Ita Buttrose rejects ABC staff’s vote of no confidence in management over Antoinette Lattouf’s sacking

ABC chair Ita Buttrose has doubled down on her support for David Anderson after the broadcaster’s union passed a vote of no confidence in the managing director.

More than 100 of the ABC’s union staff rebuked Mr Anderson on Monday over his handling of the sacking of presenter Antoinette Lattouf, who was let go just days into a fill-in radio gig over a retweet.

The ABC has faced fierce backlash over its decision to sack Ms Lattouf after she shared a social media post about the war in Gaza on her own page, with accusations that a letter-writing campaign from a group of pro-Israel lawyers may have influenced the decision.

The broadcaster has denied that lobbying efforts had influenced Ms Lattouf’s sacking, arguing she was let go after disobeying orders from management not to post about controversial issues while in the presenter position.

The ABC Board held a crisis meeting on Tuesday over the issue, where it passed a unanimous vote of confidence in Mr Anderson.

“It is abhorrent and incorrect that people would suggest that he has shown a lack of support for independent journalism and journalists,” Ms Buttrose said in a statement.

“David Anderson has always been a strong supporter of the independence of the ABC and its journalists.

“He has encouraged them to report without fear or favour and has never weakly surrendered to criticism as some critics have alleged.”

Ms Buttrose said any “assumption” that she or Mr Anderson would be influenced by lobbying pressure “is quite simply wrong”.

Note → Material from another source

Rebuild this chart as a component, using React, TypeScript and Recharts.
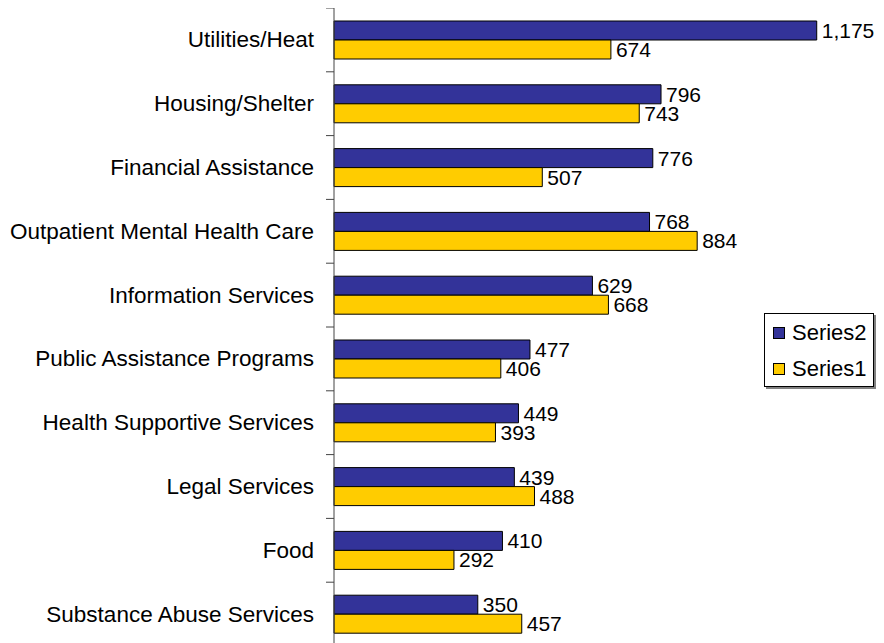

“The Board, including the Managing Director, recognise that this is a very difficult environment for our staff with many societal issues that threaten to divide us,” she said.

“We will continue to prioritise actions that support our staff, ensure our journalistic independence and protect the trust that Australians place in the ABC.”

Ms Lattouf has launched legal proceedings against the ABC over the sacking, claiming she was discriminated against because of her Lebanese heritage and her political expression, allegations the broadcaster has denied.

Thousands gathered in Melbourne in support of Ms Lattouf at a pro-Palestinian protest in Melbourne this weekend.

Ms Lattouf has said that she feels like she was “thrown under the bus” by the public broadcaster.

“I was floored, not only [by] how I was fired but how quickly things escalated because one minute I was taking talkback callers … the next, I’m thrown under the bus in a very public way,” she said in a BBC interview.